As far as some of the recent property damage in Baltimore goes, Slate's article Why the CVS Burned: The rioting in Baltimore wasn’t hooliganism. It was a protest against the depredations of the ghetto economy.. The complaint seems to be basically the following:
... when I look at the Baltimore riots of the past week, I see something more complicated than mere hooliganism. To me, the riots reflect fury not just at the police, but at the constraints of the ghetto’s retail economy, where the poor pay more. As I see it, the indignity of being roughed up by the cops is of a piece with not being able to afford to shop in your own neighborhood. ... Economists have found that prices for consumer goods can be as much as 15 percent higher for the poor.
The article also talked about stores offering credit being amongst the most targeted, with people feeling resentment over high interest rates. And then there was this comment:
Services that might be free for the middle class cost real money for the poor, whittling away at their already low incomes.
Despite being argued as one of the better ways to improve the lives of the poor,
microfinance loans also have quite high interest rates. It's unfortunately difficult to serve the poor without losing money.
The crime associated with ghettos also makes it difficult for businesses to operate there:
Crime prevents businesses from thriving by generating instability and uncertainty (at micro and macroeconomic levels). This is true in markets of all sizes, national, regional, municipal and even neighborhood-al (okay the word doesn’t exist). That's why having a business in a ghetto is rarely a good idea.

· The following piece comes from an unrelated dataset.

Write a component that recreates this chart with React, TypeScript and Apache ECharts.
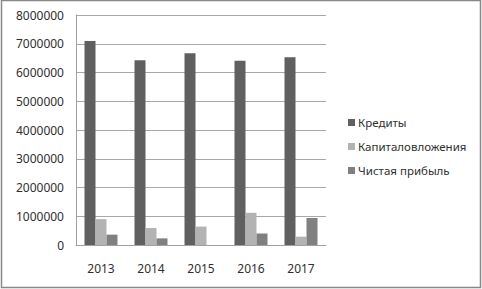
import React, { useEffect, useRef } from "react";
import * as echarts from "echarts";

const categories = ["2013", "2014", "2015", "2016", "2017"];
const credits = [7100000, 6430000, 6670000, 6410000, 6530000];
const investments = [900000, 590000, 640000, 1120000, 290000];
const netProfit = [360000, 230000, 0, 400000, 940000];
const seriesNames = ["Кредиты", "Капиталовложения", "Чистая прибыль"];
const colors = ["#606060", "#b3b3b3", "#808080"];

export default function App() {
  const ref = useRef<HTMLDivElement>(null);
  useEffect(() => {
    if (!ref.current) return;
    const chart = echarts.init(ref.current, null, { renderer: "svg" });
    const font = "Noto Sans";
    chart.setOption({
      animation: false,
      textStyle: { fontFamily: font },
      graphic: [
        {
          type: "rect",
          shape: { x: 1.5, y: 0.5, width: 479, height: 287 },
          style: { fill: "none", stroke: "#888888", lineWidth: 1.5 },
          silent: true,
        },
      ],
      grid: { left: 76, right: 156, top: 15, bottom: 44, containLabel: false },
      legend: {
        orient: "vertical",
        left: 343,
        top: 111,
        itemWidth: 7,
        itemHeight: 7,
        itemGap: 11,
        icon: "rect",
        data: seriesNames,
        textStyle: { fontSize: 11.5, lineHeight: 13, color: "#303030", fontFamily: font, padding: [0, 0, 0, -2] },
      },
      xAxis: {
        type: "category",
        data: categories,
        axisLine: { show: true, lineStyle: { color: "#a0a0a0", width: 1 } },
        axisTick: { show: false },
        axisLabel: { color: "#303030", fontSize: 12, margin: 17, fontFamily: font },
      },
      yAxis: {
        type: "value",
        min: 0,
        max: 8000000,
        interval: 1000000,
        axisLine: { show: true, lineStyle: { color: "#a0a0a0", width: 1 } },
        axisTick: { show: false },
        splitLine: { lineStyle: { color: "#a8a8a8", width: 1 } },
        axisLabel: {
          color: "#303030",
          fontSize: 12,
          margin: 12,
          fontFamily: font,
          formatter: (v: number) => String(v),
        },
      },
      series: [
        { name: seriesNames[0], type: "bar", data: credits, itemStyle: { color: colors[0] }, barWidth: 11, barGap: "0%" },
        { name: seriesNames[1], type: "bar", data: investments, itemStyle: { color: colors[1] }, barWidth: 11, barGap: "0%" },
        { name: seriesNames[2], type: "bar", data: netProfit, itemStyle: { color: colors[2] }, barWidth: 11, barGap: "0%" },
      ],
    });
    return () => chart.dispose();
  }, []);
  return (
    <div
      ref={ref}
      style={{ position: "fixed", left: 0, top: 0, width: 482, height: 289, background: "#ffffff" }}
    />
  );
}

Baltimore's mayor spoke in the original article linked above of how hard the city had to work to make CVS willing to invest in a pharmacy in the area, one now looted and destroyed in the rioting. The destruction can't help CVS's future property insurance premiums. In this case rioting to protest higher prices and interest rates demanded by businesses in the area seems likely to make the area an even less compelling location for businesses to invest in in the future. The poverty trap continues.